Jess Ekstrom is the founder and CEO of Headbands of Hope, which to date has donated half a million headbands to children’s hospitals in 16 countries around the world, including every children’s hospital in the United States.
She is also the author of the forthcoming book, Chasing the Bright Side: Embrace Optimism, Activate Your Purpose and Write Your Own Story (November 5, 2019, W Publishing), which Publisher’s Weekly has dubbed a “spectacular debut” with “appeal to readers at any stage of their life or career.” She has been featured in major media outlets such as the Today Show, Good Morning America, The View, Vanity Fair, Seventeen magazine, Huffington Post and Forbes, and Headbands of Hope has been supported by dozens of celebrities. Jess is also a professional speaker and the founder of Mic Drop Workshop, an online course with the mission of empowering more women to share their message as speakers.
She currently is living in an Airstream, traveling America with her husband and their 70-pound poodle, Ollie. Otherwise, they call Raleigh, North Carolina home.
Q: What would you like to see your team accomplish in 2019?
At Headbands of Hope, we donate headbands to kids with cancer for every headband we sell. One of the discoveries we made over the past seven years of business is that patients need opportunities for creativity in the hospitals. This year, we’re developing Coloring Book headbands in partnership with Sharpie where patients can actually draw on bandanas to wear and customize them. Our goal this year is to get this in as many hospitals as possible.
Q: What were the most challenging areas in the early stages of the company’s growth?
One of the most challenging things in the early stages was just feeling like I was “qualified” to be there. So often we get in our own head when we’re beginners that it’s not our turn. But really, every expert was once a beginner. So sometimes that means just beginning and figuring it out along the way!
Q: Who is your role model or hero?
Sara Blakely, founder of Spanx. She really humanizes entrepreneurship in a way that makes it seem attainable for anyone with an idea. And I love how, despite all of her success, she doesn’t take herself too seriously.
Q: What is your favorite book?
Most recently, I fell in love with That Will Never Work by Marc Randolph, co-founder and first CEO of Netflix. I love stories that authentically and candidly share the process of starting an idea. This book shows that big ideas can start with small beginnings.

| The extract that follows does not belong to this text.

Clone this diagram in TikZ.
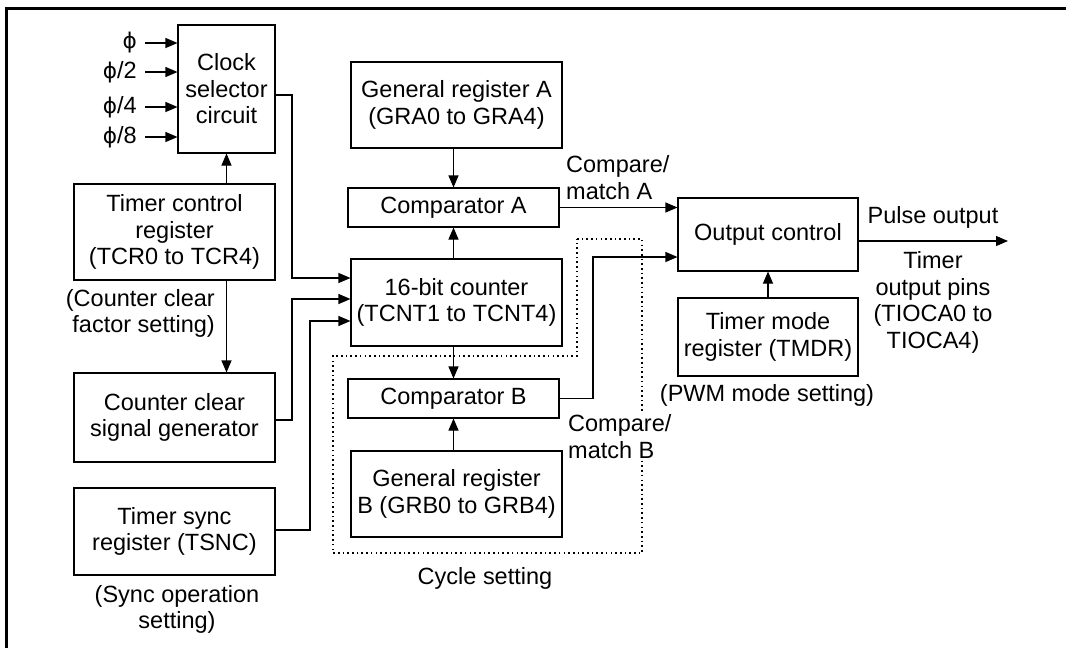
\documentclass[tikz,border=0pt]{standalone}
\usepackage{fontspec}
\setmainfont{Liberation Sans}
\newfontfamily\phifont[Scale=0.92]{DejaVu Sans}
\usetikzlibrary{arrows.meta}
\newcommand{\myphi}{{\phifont ϕ}}
\tikzset{
  every node/.style={font=\fontsize{23.5}{26.5}\selectfont, inner sep=0pt},
  box/.style={draw, line width=1.1pt, align=center},
  lbl/.style={align=center},
  arr/.style={line width=1.1pt, -{Triangle[length=12pt,width=10pt]}},
  wire/.style={line width=1.1pt},
  dots/.style={line width=1.6pt, dash pattern=on 1.6pt off 3.1pt},
}
\begin{document}
\begin{tikzpicture}[x=1pt,y=-1pt]
\useasboundingbox (0,0) rectangle (1066,648);
% frame
\draw[line width=2.7pt] (6.2,648) -- (6.2,8.7) -- (1066,8.7);

% boxes
\node[box, minimum width=97pt, minimum height=128pt] (clk) at (226.5,89) {Clock\\selector\\circuit};
\node[box, minimum width=201pt, minimum height=96pt] (tcr) at (174.5,232) {Timer control\\register\\(TCR0 to TCR4)};
\node[box, minimum width=201pt, minimum height=89pt] (ccg) at (174.5,417.5) {Counter clear\\signal generator};
\node[box, minimum width=201pt, minimum height=87pt] (tsnc) at (174.5,531.5) {Timer sync\\register (TSNC)};
\node[box, minimum width=211pt, minimum height=86pt] (gra) at (456.5,105) {General register A\\(GRA0 to GRA4)};
\node[box, minimum width=211pt, minimum height=39pt] (cmpa) at (453.5,207.5) {Comparator A};
\node[box, minimum width=211pt, minimum height=87pt] (cnt) at (456.5,302.5) {16-bit counter\\(TCNT1 to TCNT4)};
\node[box, minimum width=211pt, minimum height=39pt] (cmpb) at (453.5,398.5) {Comparator B};
\node[box, minimum width=211pt, minimum height=86pt] (grb) at (456.5,494) {General register\\B (GRB0 to GRB4)};
\node[box, minimum width=180pt, minimum height=73pt] (oc) at (768,234.5) {Output control};
\node[box, minimum width=180pt, minimum height=78pt] (tmdr) at (768,337) {Timer mode\\register (TMDR)};

% clock inputs
\node[anchor=east] (p1) at (137,43) {\myphi};
\node[anchor=east] (p2) at (137,72) {\myphi/2};
\node[anchor=east] (p3) at (137,107) {\myphi/4};
\node[anchor=east] (p4) at (137,137) {\myphi/8};
\foreach \p in {p1,p2,p3,p4}
  \draw[arr] ([xshift=8pt]\p.east) -- (\p.east -| clk.west);

% dotted cycle-setting region
\draw[dots] (577,239) -- (642,239) -- (642,553) -- (333,553) -- (333,356) -- (577,356) -- cycle;

% labels
\node[align=right, anchor=east] (lccf) at (215,313.5) {(Counter clear\\factor setting)};
\node[lbl] (lsync) at (177,609.5) {(Sync operation\\setting)};
\node[align=left, anchor=west] (lcma) at (566,177.5) {Compare/\\match A};
\node[align=left, anchor=west, fill=white, inner ysep=1pt] (lcmb) at (568,436.5) {Compare/\\match B};
\node[lbl] (lpulse) at (933,217) {Pulse output};
\node[lbl] (lpins) at (933,302.5) {Timer\\output pins\\(TIOCA0 to\\TIOCA4)};
\node[lbl] (lpwm) at (767,395) {(PWM mode setting)};
\node[lbl] (lcyc) at (485,578) {Cycle setting};

% connectors
\draw[arr] (tcr.north -| clk.south) -- (clk.south);
\draw[arr] (tcr.south -| clk.south) -- (ccg.north -| clk.south);
\draw[arr] (clk.east |- 0,95) -- (292,95) -- (292,278) -- (cnt.west |- 0,278);
\draw[arr] (ccg.east |- 0,420) -- (292,420) -- (292,299) -- (cnt.west |- 0,299);
\draw[arr] (tsnc.east |- 0,530) -- (310,530) -- (310,321) -- (cnt.west |- 0,321);
\draw[arr] (gra.south -| cmpa.north) -- (cmpa.north);
\draw[arr] (cnt.north -| cmpa.south) -- (cmpa.south);
\draw[arr] (cnt.south -| cmpb.north) -- (cmpb.north);
\draw[arr] (grb.north -| cmpb.south) -- (cmpb.south);
\draw[arr] (cmpa.east) -- (oc.west |- cmpa.east);
\draw[arr] (cmpb.east) -- (593,398.5) -- (593,257) -- (oc.west |- 0,257);
\draw[arr] (tmdr.north) -- (oc.south);
\coordinate (pout) at (1008,241);
\draw[arr] (oc.east |- pout) -- (pout);
\end{tikzpicture}
\end{document}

Q: Do you use any specific method or system to run daily operations?
I purchased the course Systems for Scale by Kate Gremillion, and it was truly a lifesaver. She gives plug and play systems so, as a business owner, you can streamline your tasks and not spend too much time in the weeds. One of my favorites of these systems from the course is ClickUp. I also love Honeybook, which has robust features to help small businesses manage everything literally.

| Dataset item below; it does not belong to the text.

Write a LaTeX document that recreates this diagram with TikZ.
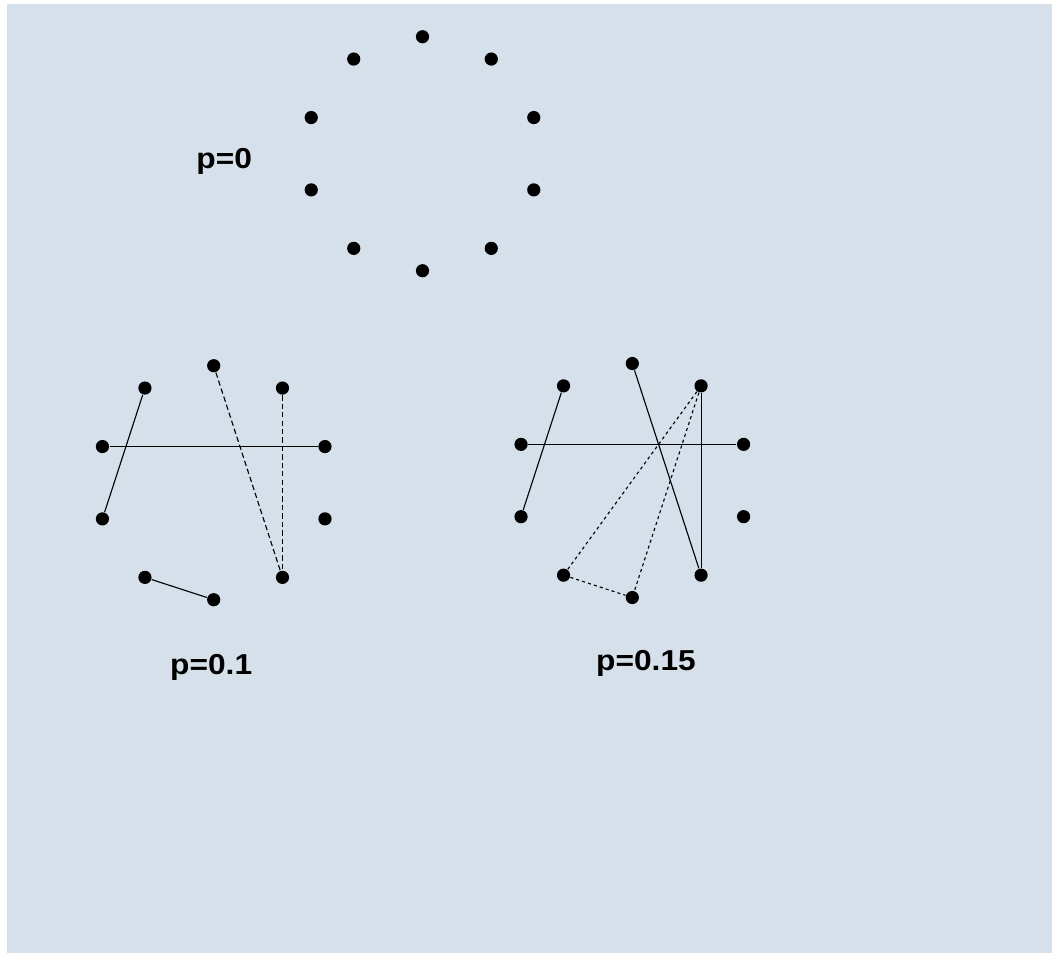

Q: Why did you choose your present industry at this time?
I don’t feel that I chose the industry. I think I chose the problem that happened to be in this industry. I saw a need for kids with cancer who loved to wear headbands, but no one was providing them. That’s when you really become an entrepreneur: when you create what you wish existed.
Q: What is the best/worst moment you can remember in your career?
Best: The first time I received a letter from a parent whose daughter got a headband in the hospital. The headband gave her the confidence to go to kindergarten (an event she had been resistant to).
Worst: When I was first starting my business, I got a loan from my dad to fund the first round of production for the headbands. It turns out the factory was fraudulent and ran with the money. But the experience taught me if you really want something, there’s nothing too big to stop you.
Q: Looking back – if you could advise a younger version of yourself to do something different – what would it be?
Enjoy the process. Since I’m a forward thinker, sometimes I can be so anxious to be 10 steps ahead from where I’m standing. Forward-thinking can get a lot done, but it can also rob you of the joys of the present. I’d tell my younger self just to enjoy the process.